───── Given material ─────

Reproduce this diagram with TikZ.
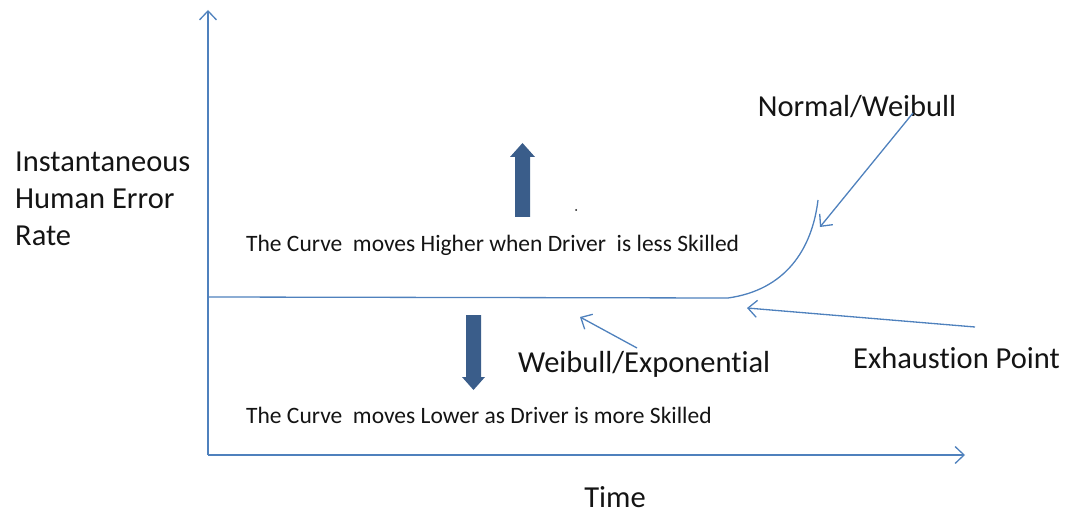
\documentclass[tikz,border=0pt]{standalone}
\usepackage{fontspec}
\setmainfont{Carlito}[Ligatures=NoCommon]
\usetikzlibrary{arrows.meta}
\definecolor{axisblue}{RGB}{79,129,189}
\definecolor{fatblue}{RGB}{58,93,138}
\definecolor{txt}{RGB}{20,20,20}
\begin{document}
\begin{tikzpicture}[x=1pt,y=-1pt,
  thin line/.style={draw=axisblue,line width=1.3pt},
  open tip/.style={-{Straight Barb[length=9pt,width=17pt,line width=1.3pt]}},
  big label/.style={text=txt,font=\fontsize{30.5}{37}\selectfont,inner sep=0pt},
  small label/.style={text=txt,font=\fontsize{23.5}{27}\selectfont,inner sep=0pt,anchor=west},
  fat arrow/.style={fill=fatblue,draw=none}]
\useasboundingbox (0,0) rectangle (1066,513);
% axes
\coordinate (O) at (208,455);
\coordinate (ytop) at (208,10);
\coordinate (xend) at (965,455);
\draw[thin line,open tip] (O) -- (ytop);
\draw[thin line,open tip] (O) -- (xend);
% curve
\coordinate (c0) at (208,297);
\coordinate (c1) at (728,298);
\coordinate (c2) at (818,200);
\draw[thin line] (c0) -- (c1) .. controls (785,290) and (812,250) .. (c2);
% labels
\node[big label,align=left,anchor=north west] (ylab) at (15,152) {Instantaneous\\Human Error\\Rate};
\node[big label] (time) at (615,497) {Time};
\node[big label] (nw) at (857,107) {Normal/Weibull};
\node[big label,anchor=west] (ex) at (853,358) {Exhaustion Point};
\node[big label,anchor=west] (we) at (518,364) {Weibull/Exponential};
\node[small label] (hi) at (246,245) {The Curve\ \ moves Higher when Driver\ \ is less Skilled};
\node[small label] (lo) at (246,415) {The Curve\ \ moves Lower as Driver is more Skilled};
% pointer arrows
\coordinate (nwS) at (913,113);
\coordinate (nwT) at (820,227);
\draw[thin line,open tip] (nwS) -- (nwT);
\coordinate (exS) at (975,327);
\coordinate (exT) at (747,308);
\draw[thin line,open tip] (exS) -- (exT);
\coordinate (weS) at (637,348);
\coordinate (weT) at (580,317);
\draw[thin line,open tip] (weS) -- (weT);
% fat arrows
\path[fat arrow] (515,217) -- (530,217) -- (530,157) -- (535,157) -- (522.5,143) -- (510,157) -- (515,157) -- cycle;
\path[fat arrow] (466,315) -- (481,315) -- (481,377) -- (485,377) -- (473.5,390) -- (462,377) -- (466,377) -- cycle;
\node[fill=txt,circle,inner sep=0pt,minimum size=2pt] (dot) at (576,210) {};
\end{tikzpicture}
\end{document}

─────

### Aim
Except for the pictures, print the data above exactly.

### Exercise solution
Reproduce this diagram with TikZ.
\documentclass[tikz,border=0pt]{standalone}
\usepackage{fontspec}
\setmainfont{Carlito}[Ligatures=NoCommon]
\usetikzlibrary{arrows.meta}
\definecolor{axisblue}{RGB}{79,129,189}
\definecolor{fatblue}{RGB}{58,93,138}
\definecolor{txt}{RGB}{20,20,20}
\begin{document}
\begin{tikzpicture}[x=1pt,y=-1pt,
  thin line/.style={draw=axisblue,line width=1.3pt},
  open tip/.style={-{Straight Barb[length=9pt,width=17pt,line width=1.3pt]}},
  big label/.style={text=txt,font=\fontsize{30.5}{37}\selectfont,inner sep=0pt},
  small label/.style={text=txt,font=\fontsize{23.5}{27}\selectfont,inner sep=0pt,anchor=west},
  fat arrow/.style={fill=fatblue,draw=none}]
\useasboundingbox (0,0) rectangle (1066,513);
% axes
\coordinate (O) at (208,455);
\coordinate (ytop) at (208,10);
\coordinate (xend) at (965,455);
\draw[thin line,open tip] (O) -- (ytop);
\draw[thin line,open tip] (O) -- (xend);
% curve
\coordinate (c0) at (208,297);
\coordinate (c1) at (728,298);
\coordinate (c2) at (818,200);
\draw[thin line] (c0) -- (c1) .. controls (785,290) and (812,250) .. (c2);
% labels
\node[big label,align=left,anchor=north west] (ylab) at (15,152) {Instantaneous\\Human Error\\Rate};
\node[big label] (time) at (615,497) {Time};
\node[big label] (nw) at (857,107) {Normal/Weibull};
\node[big label,anchor=west] (ex) at (853,358) {Exhaustion Point};
\node[big label,anchor=west] (we) at (518,364) {Weibull/Exponential};
\node[small label] (hi) at (246,245) {The Curve\ \ moves Higher when Driver\ \ is less Skilled};
\node[small label] (lo) at (246,415) {The Curve\ \ moves Lower as Driver is more Skilled};
% pointer arrows
\coordinate (nwS) at (913,113);
\coordinate (nwT) at (820,227);
\draw[thin line,open tip] (nwS) -- (nwT);
\coordinate (exS) at (975,327);
\coordinate (exT) at (747,308);
\draw[thin line,open tip] (exS) -- (exT);
\coordinate (weS) at (637,348);
\coordinate (weT) at (580,317);
\draw[thin line,open tip] (weS) -- (weT);
% fat arrows
\path[fat arrow] (515,217) -- (530,217) -- (530,157) -- (535,157) -- (522.5,143) -- (510,157) -- (515,157) -- cycle;
\path[fat arrow] (466,315) -- (481,315) -- (481,377) -- (485,377) -- (473.5,390) -- (462,377) -- (466,377) -- cycle;
\node[fill=txt,circle,inner sep=0pt,minimum size=2pt] (dot) at (576,210) {};
\end{tikzpicture}
\end{document}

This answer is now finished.